In her book Selenidad, Paredez writes that remembering Selena through performance and memorialisation in the ‘90s and 2000s became a way for our communities to understand our own identity as Latinxs, art makers, U.S. citizens, and immigrants in an era when our stories weren’t represented or shown in a positive light in mainstream media. Paredez explains that Selenidad also helped pave the way for the so-called “Latin explosion” of that time while putting Latinxs “on the map” and “on the market” to commodify.

“Instead of just continuously finding ways to profit off Selena, why not use her memory and her important place within the culture to spearhead, nurture, and foster the next generation?”

“While Selena’s tragedy offered a way for many Latina/o communities to mourn their own plights resulting from political economic struggles throughout the 1990s, numerous corporate and political forces deployed Selena’s tragedy as a way to construct Latinos as hot commodities and valued consumers while denying their status as citizens,” Paredez writes in her book. She also explains that Selena’s tragedy came at a time when political tensions concerning the Latinx population were at play, such as anti-immigrant policies, the labour oppression of the North American Free Trade Agreement (NAFTA), and femicides on the U.S.-Mexico border.

Little has changed. In the year 2022, at a time when Latinx migrants continue to be sent away and/or abused at the border, detained and deported, and criminalised for their intent to survive, we are still deprived of other stories — tales beyond our plight and beyond Selena. “It gets exhausting,” Zaragoza says. “Why not branch out?”

To be clear: This isn’t to say that we shouldn’t continue celebrating Selena’s enduring legacy. In fact, it was apt for her to be honored with the Lifetime Achievement Award at the 2021 GRAMMYs. This also isn’t a call for the Quintanillas to stop producing materials pertaining to the Selena branding.
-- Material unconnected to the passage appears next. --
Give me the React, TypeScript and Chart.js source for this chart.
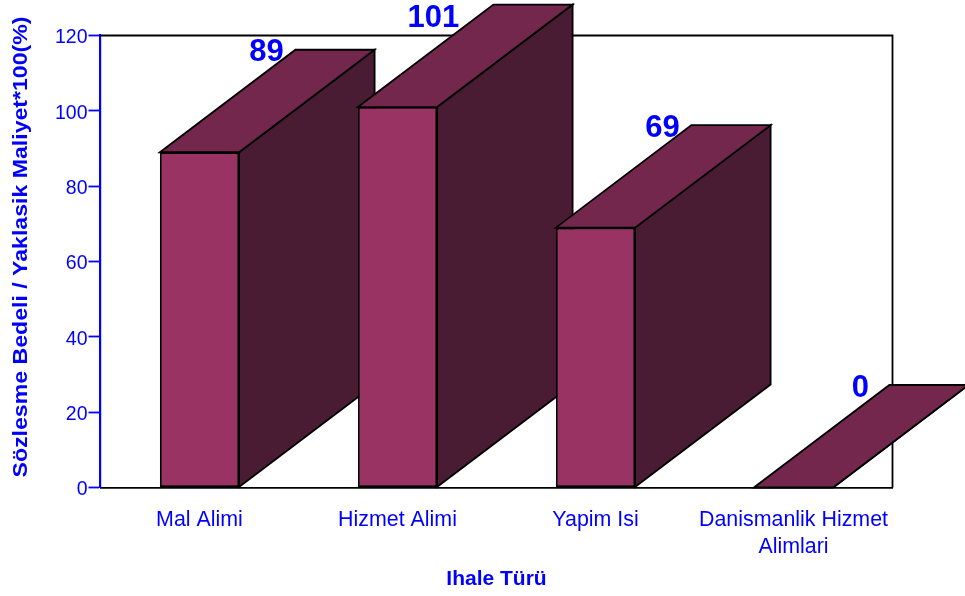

But instead of a zombified Selena album, maybe the über-talented family of musicians, producers, and managers can focus their attention on discovering and cultivating more talent aligned with the vision, ideals, and philosophy of Selena, La Reina.

“They could’ve established a pipeline by creating an organisation for young women coming up in Tejano music, where they could offer musical support and connect them with people,” Zaragoza says. “Instead of just continuously finding ways to profit off [Selena], why not use her memory and her important place within the culture to spearhead, nurture, and foster the next generation? Imagine how many artists they could have discovered and how many new Selenas they could have brought and introduced to the world.”

Another idea: establishing a fund for victims of gun violence. “She literally died as a victim of gun violence. These are all things that could honor her instead of just cashing in on her,” Zaragoza continues. “But now this album? It just seems nonstop.”

Selena’s importance to fans, Latinx culture, and our communities is undeniable, and so was (and is) the Quintanilla family’s love for each other. But when a shooting star has risen so high and traveled so far after death, their everlasting mystique belongs to the world of fans and artists to explore and celebrate — at least it should.